Former BHS owner Sir Philip Green has threatened Labour MP Frank Field with legal action, as tensions between the two escalate further.

It is understood that the Arcadia tycoon’s lawyers have contacted Field after the MP made allegations about Green in a radio interview last week.

Field – who led an investigation into last year’s collapse of BHS – claimed to have new confidential evidence pertaining to Green’s £363m pension bailout, a settlement he made with the Pensions Regulator in February.

This prompted Green’s lawyers to caution Field that releasing the information would be a breach of pension and data protection laws.

The interview has now been removed from Talk Radio’s website.

Green has himself contacted Field.

In a letter seen by Retail Week, the tycoon described Field’s radio interview as “disgraceful” and accused him of continuing to make “personal and bitter attacks” against him.

He questioned the MP’s claims that he had new “dynamite evidence”.

“How can this be the case when the document you refer to on the radio is not new; it is a document produced by the Regulator last year?” Green wrote.

“I have no idea what the case you mentioned has to do with me other than to assume you are using it as a further opportunity to attack me.

“I sat in front of your parliamentary hearing for some six hours during which I said I would sort the pension.

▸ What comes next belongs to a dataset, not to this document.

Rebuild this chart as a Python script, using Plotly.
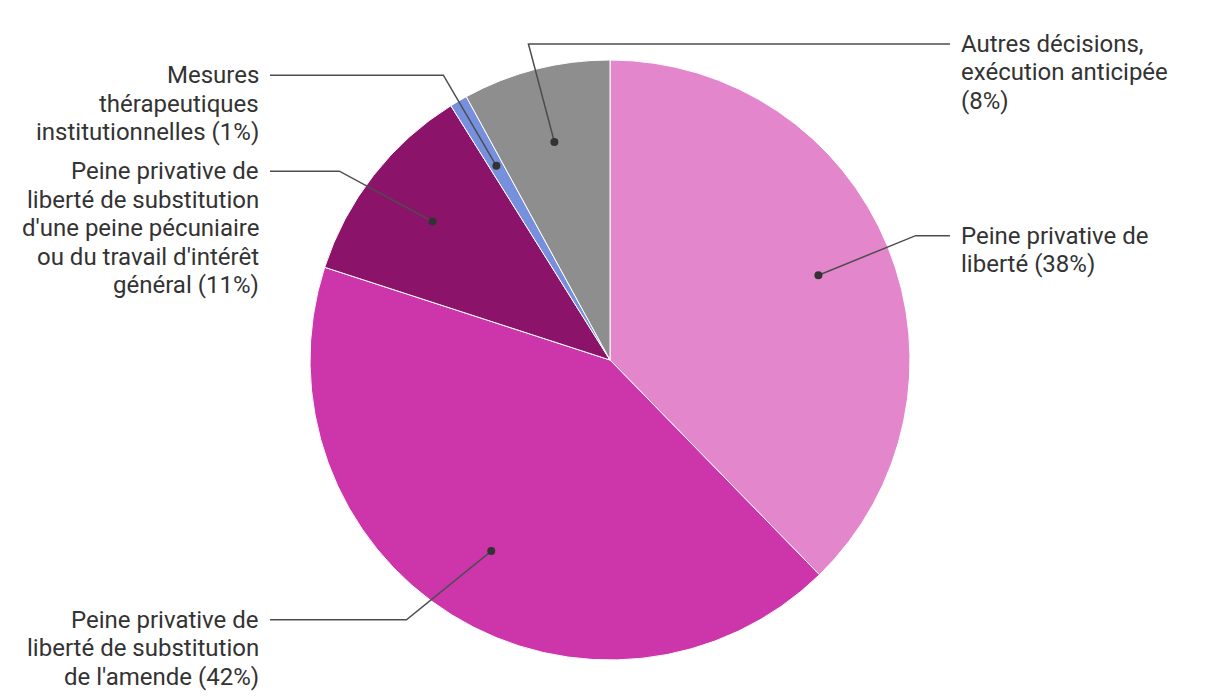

I believe I have kept my word and, on a strictly voluntary basis, have paid £363m in cash.”

Prior to making the payment, Green had been facing calls to forfeit his knighthood.

Last week, Green’s Arcadia struck a deal with BHS’s liquidators to pay £30m to unsecured creditors following the department store chain’s demise.

More than a year after the retailer’s closure, the majority of its sites remain empty.